4. Urges the new Commission to address the inconsistencies of current Union policies on the climate and environment emergency, in particular through a far-reaching reform of its agricultural, trade, transport, energy and infrastructure investment policies;
A more than overdue action, no harm in repeating the call for far-reaching reforms, but nothing new. Like above in point 2, it will now be up to the European Parliament to vote accordingly when such reforms are tabled and skepticism in this regard seems justified. The resolution ends with the boilerplate paragraph at the end of European Parliament resolutions:
5. Instructs its President to forward this resolution to the Council, the Commission and the governments and parliaments of the Member States.
Given that the only genuinely new point in the resolution is the replacement of the vehicle fleet, this seems an over the top dissemination strategy. Bold transformative actions to address the daunting challenge of climate change are needed.
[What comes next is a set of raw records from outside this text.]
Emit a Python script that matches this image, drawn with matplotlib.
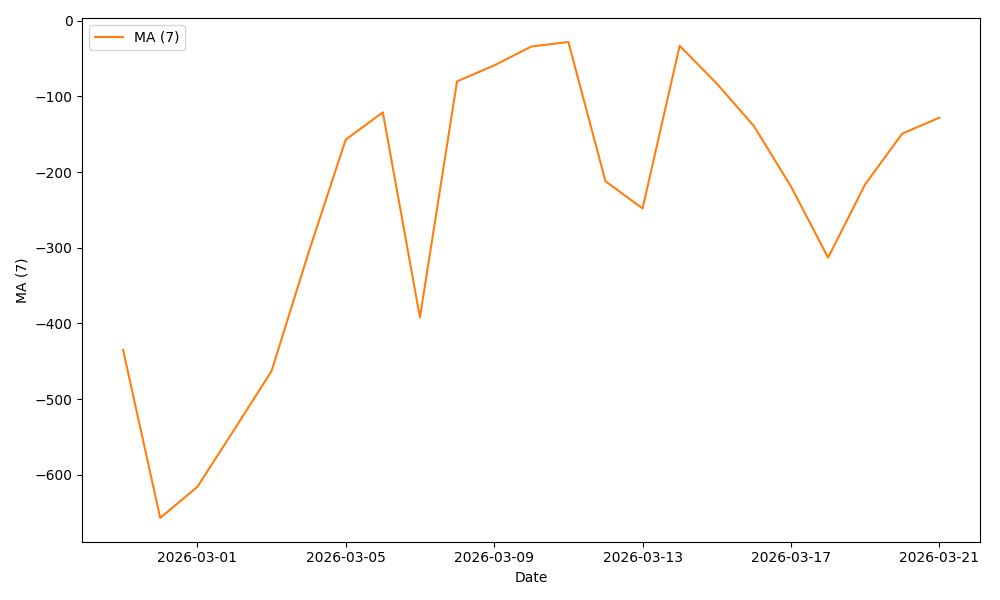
import numpy as np
import pandas as pd
import matplotlib.pyplot as plt

# daily moving average values
dates = pd.date_range("2026-02-27", "2026-03-21", freq="D")
ma7 = [-435, -657, -616, -540, -463, -306, -157, -121, -392, -80, -59,
       -34, -28, -212, -248, -33, -83, -139, -219, -313, -216, -149, -128]

fig, ax = plt.subplots(figsize=(10, 6), dpi=100)
ax.plot(dates, ma7, color='#ff7f0e', label='MA (7)')
ax.set_xlabel("Date")
ax.set_ylabel("MA (7)")
ax.set_xticks(pd.date_range("2026-03-01", "2026-03-21", freq="4D"))
ax.xaxis.set_major_formatter(plt.matplotlib.dates.DateFormatter("%Y-%m-%d"))
ax.legend(loc='upper left')
plt.tight_layout()
plt.savefig("out.png")
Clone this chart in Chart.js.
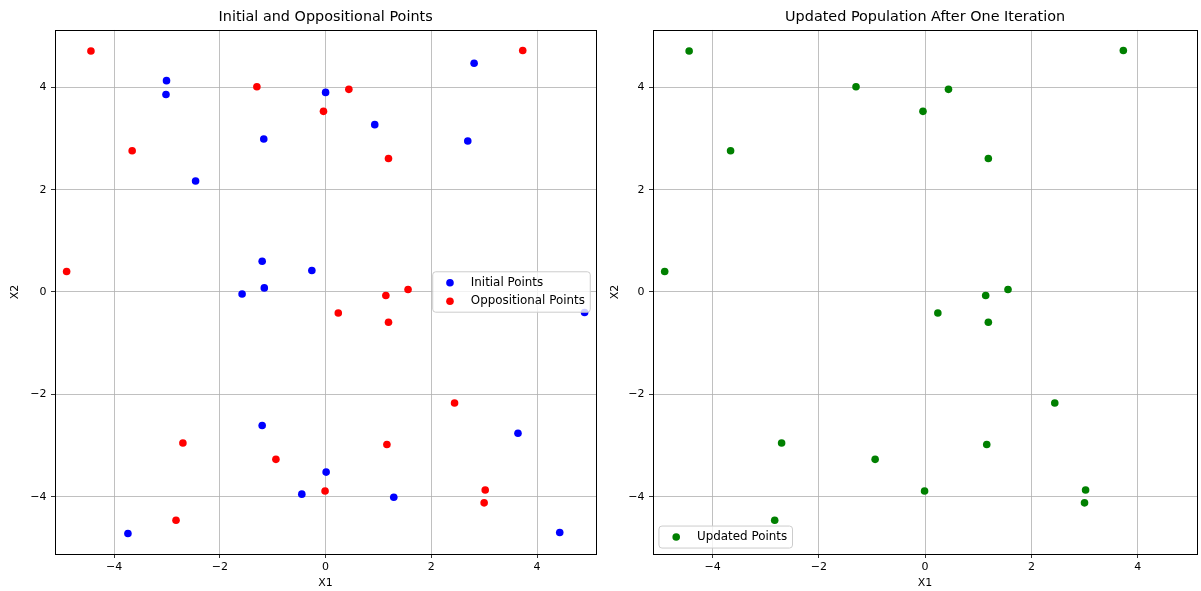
<!DOCTYPE html>
<html><head><meta charset="utf-8">
<script src="https://cdn.jsdelivr.net/npm/chart.js@4.4.1/dist/chart.umd.min.js"></script>
<style>
html,body{margin:0;padding:0;background:#fff;}
#wrap{position:relative;width:1201px;height:591px;overflow:hidden;background:#fff;}
#c1{position:absolute;left:0;top:0;}
#c2{position:absolute;left:600px;top:0;}
</style></head><body>
<div id="wrap"><canvas id="c1" width="600" height="591"></canvas><canvas id="c2" width="601" height="591"></canvas></div>
<script>
// ---- data ----
const initialX = [2.81, -3.01, -3.02, 0.00, 0.93, -1.17, 2.69, -2.46, -1.20, -0.26, -1.58, -1.16, 4.90, -1.20, 3.64, 0.01, -0.45, 1.29, -3.74, 4.43];
const initialY = [4.47, 4.13, 3.86, 3.90, 3.27, 2.99, 2.95, 2.17, 0.60, 0.42, -0.04, 0.08, -0.40, -2.61, -2.76, -3.52, -3.95, -4.01, -4.72, -4.70];
const oppositionalX = [-2.83, 3.00, 3.02, -0.01, -0.94, 1.16, -2.70, 2.44, 1.19, 0.24, 1.56, 1.14, -4.90, 1.19, -3.66, -0.04, 0.44, -1.30, 3.73, -4.44];
const oppositionalY = [-4.46, -4.12, -3.87, -3.89, -3.27, -2.98, -2.95, -2.17, -0.59, -0.41, 0.05, -0.07, 0.40, 2.61, 2.76, 3.53, 3.96, 4.01, 4.72, 4.71];
const updatedX = [-2.83, 3.00, 3.02, -0.01, -0.94, 1.16, -2.70, 2.44, 1.19, 0.24, 1.56, 1.14, -4.90, 1.19, -3.66, -0.04, 0.44, -1.30, 3.73, -4.44];
const updatedY = [-4.46, -4.12, -3.87, -3.89, -3.27, -2.98, -2.95, -2.17, -0.59, -0.41, 0.05, -0.07, 0.40, 2.61, 2.76, 3.53, 3.96, 4.01, 4.72, 4.71];
const xTickValues = [-4, -2, 0, 2, 4];
const yTickValues = [-4, -2, 0, 2, 4];
const axisMin = -5.12;
const axisMax = 5.12;
const leftTitle = 'Initial and Oppositional Points';
const rightTitle = 'Updated Population After One Iteration';
const xLabel = 'X1';
const yLabel = 'X2';

const FONT = '"DejaVu Sans", "Liberation Sans", sans-serif';
const TICK_SIZE = 11;
const toPts = (xs, ys) => xs.map((x, i) => ({x: x, y: ys[i]}));
const fmt = v => (v < 0 ? '\u2212' + Math.abs(v) : String(v));

// frame (all four spines)
const framePlugin = {
  id: 'frame',
  afterDraw(chart) {
    const {ctx, chartArea: a} = chart;
    ctx.save();
    ctx.strokeStyle = '#000';
    ctx.lineWidth = 1;
    ctx.strokeRect(Math.round(a.left) + 0.5, Math.round(a.top) + 0.5, Math.round(a.right - a.left), Math.round(a.bottom - a.top));
    ctx.restore();
  }
};

// matplotlib-like legend box
const legendPlugin = {
  id: 'mplLegend',
  afterDraw(chart, args, opts) {
    const {ctx, chartArea: a} = chart;
    const f = opts.fontSize;
    ctx.save();
    ctx.font = f + 'px ' + FONT;
    const items = chart.data.datasets.map(d => ({label: d.label, color: d.backgroundColor}));
    const tw = Math.max(...items.map(i => ctx.measureText(i.label).width));
    const w = 3.2 * f + tw + 0.45 * f;
    const rowGap = 18.4, rowBase = 22;
    const h = rowBase + (items.length - 1) * rowGap;
    const pad = 0.5 * f;
    let x, y;
    if (opts.loc === 'center right') { x = a.right - pad - w; y = (a.top + a.bottom) / 2 - h / 2; }
    else { x = a.left + pad; y = a.bottom - pad - h; }
    const r = 3;
    ctx.beginPath();
    ctx.moveTo(x + r, y);
    ctx.arcTo(x + w, y, x + w, y + h, r);
    ctx.arcTo(x + w, y + h, x, y + h, r);
    ctx.arcTo(x, y + h, x, y, r);
    ctx.arcTo(x, y, x + w, y, r);
    ctx.closePath();
    ctx.fillStyle = 'rgba(255,255,255,0.8)';
    ctx.fill();
    ctx.strokeStyle = '#cccccc';
    ctx.lineWidth = 1;
    ctx.stroke();
    items.forEach((it, i) => {
      const cy = y + 11 + i * rowGap;
      ctx.beginPath();
      ctx.arc(x + 1.45 * f, cy, 3.8, 0, Math.PI * 2);
      ctx.fillStyle = it.color;
      ctx.fill();
      ctx.fillStyle = '#000';
      ctx.textBaseline = 'middle';
      ctx.textAlign = 'left';
      ctx.fillText(it.label, x + 3.2 * f, cy);
    });
    ctx.restore();
  }
};

function makeChart(canvasId, datasets, title, yWidth, rightPad, legendLoc) {
  return new Chart(document.getElementById(canvasId), {
    type: 'scatter',
    data: {datasets: datasets},
    plugins: [framePlugin, legendPlugin],
    options: {
      responsive: false,
      animation: false,
      devicePixelRatio: 1,
      events: [],
      layout: {padding: {left: 0, right: rightPad, top: 0, bottom: 0}},
      elements: {point: {radius: 3.8, borderWidth: 0, hoverRadius: 3.8}},
      plugins: {
        legend: {display: false},
        tooltip: {enabled: false},
        title: {
          display: true, text: title, fullSize: false, color: '#000',
          font: {family: FONT, size: 14.4, weight: 'normal', lineHeight: 1.2},
          padding: {top: 9, bottom: 3.7}
        },
        mplLegend: {fontSize: 11.9, loc: legendLoc}
      },
      scales: {
        x: {
          type: 'linear', position: 'bottom', min: axisMin, max: axisMax,
          afterBuildTicks: s => { s.ticks = xTickValues.map(v => ({value: v})); },
          afterFit: s => { s.height = 37; },
          ticks: {callback: v => fmt(v), color: '#000', font: {family: FONT, size: TICK_SIZE}, padding: 3, maxRotation: 0},
          grid: {color: '#b0b0b0', lineWidth: 0.8, tickColor: '#000', tickLength: 4, drawTicks: true},
          border: {display: false},
          title: {display: true, text: xLabel, color: '#000', font: {family: FONT, size: TICK_SIZE}, padding: {top: 0, bottom: 1}}
        },
        y: {
          type: 'linear', position: 'left', min: axisMin, max: axisMax,
          afterBuildTicks: s => { s.ticks = yTickValues.map(v => ({value: v})); },
          afterFit: s => { s.width = yWidth; },
          ticks: {callback: v => fmt(v), color: '#000', font: {family: FONT, size: TICK_SIZE}, padding: 4.5},
          grid: {color: '#b0b0b0', lineWidth: 0.8, tickColor: '#000', tickLength: 4, drawTicks: true},
          border: {display: false},
          title: {display: true, text: yLabel, color: '#000', font: {family: FONT, size: TICK_SIZE}, padding: {top: 8.5, bottom: 0}}
        }
      }
    }
  });
}

makeChart('c1', [
  {label: 'Initial Points', data: toPts(initialX, initialY), backgroundColor: '#0000ff', borderColor: '#0000ff'},
  {label: 'Oppositional Points', data: toPts(oppositionalX, oppositionalY), backgroundColor: '#ff0000', borderColor: '#ff0000'}
], leftTitle, 55, 1, 'center right');

makeChart('c2', [
  {label: 'Updated Points', data: toPts(updatedX, updatedY), backgroundColor: '#008000', borderColor: '#008000'}
], rightTitle, 53, 3.5, 'lower left');
</script>
</body></html>
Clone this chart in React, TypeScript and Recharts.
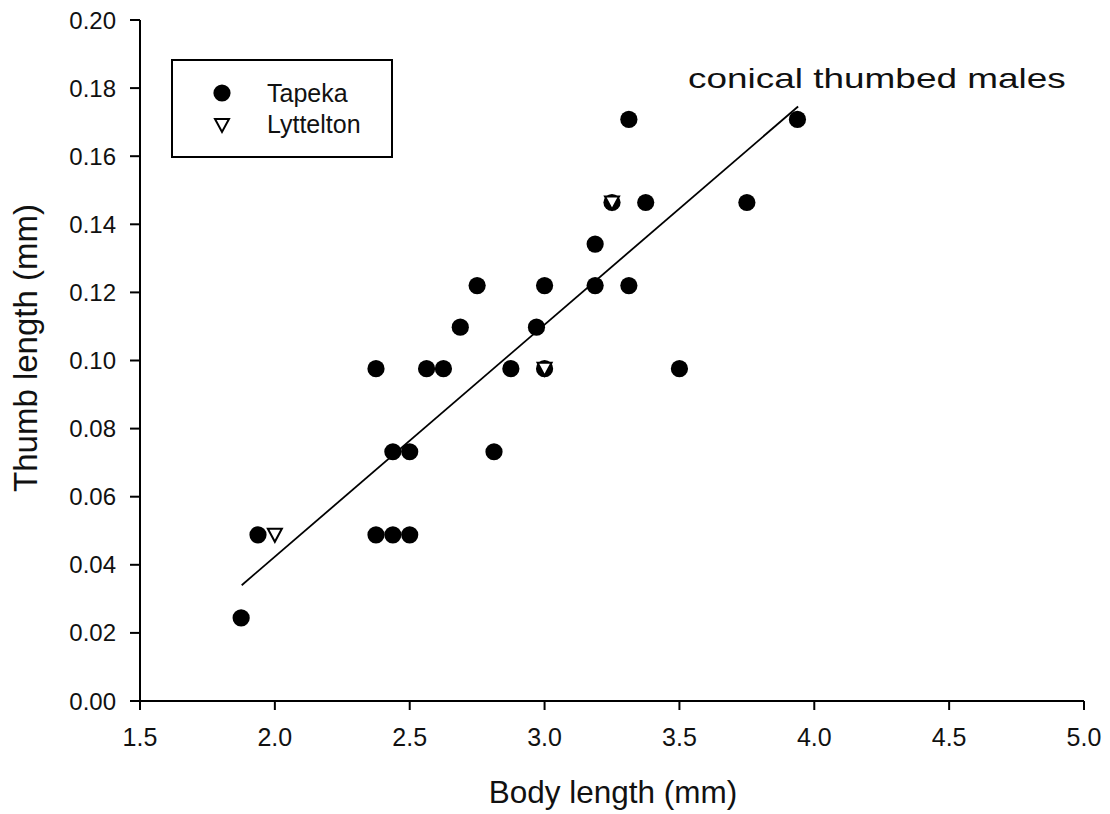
import React from 'react';
import { ScatterChart, Scatter, XAxis, YAxis } from 'recharts';

const FONT = '"Liberation Sans", Arial, sans-serif';

const tapekaBody = [1.875, 1.9375, 2.375, 2.4375, 2.5, 2.4375, 2.5, 2.8125, 2.375, 2.5625, 2.625, 2.875, 3.0, 3.5, 2.6875, 2.97, 2.75, 3.0, 3.1875, 3.3125, 3.1875, 3.25, 3.375, 3.75, 3.3125, 3.9375];
const tapekaThumb = [0.0244, 0.0488, 0.0488, 0.0488, 0.0488, 0.0732, 0.0732, 0.0732, 0.0976, 0.0976, 0.0976, 0.0976, 0.0976, 0.0976, 0.1098, 0.1098, 0.122, 0.122, 0.122, 0.122, 0.1342, 0.1464, 0.1464, 0.1464, 0.1708, 0.1708];

const lyttBody = [2.0, 3.0, 3.25];
const lyttThumb = [0.0488, 0.0976, 0.1464];

const fitBody = [1.877, 3.94];
const fitThumb = [0.034, 0.1746];

const xTicks = [1.5, 2.0, 2.5, 3.0, 3.5, 4.0, 4.5, 5.0];
const yTicks = [0, 0.02, 0.04, 0.06, 0.08, 0.1, 0.12, 0.14, 0.16, 0.18, 0.2];

const seriesNames = ['Tapeka', 'Lyttelton'];
const xTitle = 'Body length (mm)';
const yTitle = 'Thumb length (mm)';
const note = 'conical thumbed males';

const tapekaData = tapekaBody.map((x, i) => ({ x, y: tapekaThumb[i] }));
const lyttData = lyttBody.map((x, i) => ({ x, y: lyttThumb[i] }));
const fitData = fitBody.map((x, i) => ({ x, y: fitThumb[i] }));

const Dot = (props: any) => {
  const { cx, cy } = props;
  if (cx == null || cy == null) return null;
  return <circle cx={cx} cy={cy} r={8.6} fill="#000" />;
};

const Tri = (props: any) => {
  const { cx, cy } = props;
  if (cx == null || cy == null) return null;
  const w = 7;
  return (
    <path
      d={`M${cx - w},${cy - 6} L${cx + w},${cy - 6} L${cx},${cy + 7} Z`}
      fill="#fff"
      stroke="#000"
      strokeWidth={2}
      strokeLinejoin="miter"
    />
  );
};

const NoShape = () => null;

export default function App() {
  return (
    <div style={{ position: 'absolute', left: 0, top: 0, width: 1110, height: 814, background: '#fff' }}>
      <ScatterChart width={1110} height={814} margin={{ top: 20, right: 26, bottom: 0, left: 0 }}>
        <XAxis
          type="number"
          dataKey="x"
          domain={[1.5, 5.0]}
          ticks={xTicks}
          tickFormatter={(v: number) => v.toFixed(1)}
          allowDataOverflow
          height={113}
          tickSize={9}
          tickMargin={18}
          axisLine={{ stroke: '#000', strokeWidth: 2 }}
          tickLine={{ stroke: '#000', strokeWidth: 2 }}
          tick={{ fill: '#111', fontSize: 25, fontFamily: FONT }}
          label={{
            content: () => (
              <text x={613} y={803} textAnchor="middle" fontSize={31.5} fontFamily={FONT} fill="#111">
                {xTitle}
              </text>
            ),
          }}
        />
        <YAxis
          type="number"
          dataKey="y"
          domain={[0, 0.2]}
          ticks={yTicks}
          tickFormatter={(v: number) => v.toFixed(2)}
          allowDataOverflow
          width={140}
          tickSize={10}
          tickMargin={14}
          axisLine={{ stroke: '#000', strokeWidth: 2 }}
          tickLine={{ stroke: '#000', strokeWidth: 2 }}
          tick={{ fill: '#111', fontSize: 24, fontFamily: FONT }}
          label={{
            content: () => (
              <text
                x={37}
                y={348}
                transform="rotate(-90 37 348)"
                textAnchor="middle"
                fontSize={33}
                fontFamily={FONT}
                fill="#111"
              >
                {yTitle}
              </text>
            ),
          }}
        />
        <Scatter
          name="fit"
          data={fitData}
          line={{ stroke: '#000', strokeWidth: 1.8 }}
          shape={NoShape}
          legendType="none"
          isAnimationActive={false}
        />
        <Scatter name={seriesNames[0]} data={tapekaData} shape={Dot} isAnimationActive={false} />
        <Scatter name={seriesNames[1]} data={lyttData} shape={Tri} isAnimationActive={false} />
      </ScatterChart>
      <svg
        width={1110}
        height={814}
        style={{ position: 'absolute', left: 0, top: 0, pointerEvents: 'none' }}
      >
        <rect x={172} y={60} width={220} height={97} fill="#fff" stroke="#000" strokeWidth={2} />
        <circle cx={222} cy={93} r={8.6} fill="#000" />
        <text x={267} y={102} fontSize={25} fontFamily={FONT} fill="#111">
          {seriesNames[0]}
        </text>
        <path d="M215,119 L229,119 L222,132 Z" fill="#fff" stroke="#000" strokeWidth={2} />
        <text x={267} y={133} fontSize={25} fontFamily={FONT} fill="#111">
          {seriesNames[1]}
        </text>
        <g transform="translate(688 88) scale(1.32 1)">
          <text x={0} y={0} fontSize={28} fontFamily={FONT} fill="#111">
            {note}
          </text>
        </g>
      </svg>
    </div>
  );
}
If the European Parliament at some point in the future — preferably sooner than later — would take such bold actions, I suggest that the dissemination strategy in the last paragraph of that future resolution reads as follows: “Instructs its President to take a hammer and nail the resolution to all office doors in the Council, the Commission and in the buildings of governments and parliaments of the Member States, and use that same hammer and nails to board up the Strasbourg seat of the Parliament.”
There are many reasons to support the declaration of a climate emergency. There are as many reasons to oppose the declaration of a climate emergency. But none of them really apply to this declaration of a climate emergency by the European Parliament which waters down the concept of an emergency and fails in ratcheting up ambitious climate policies.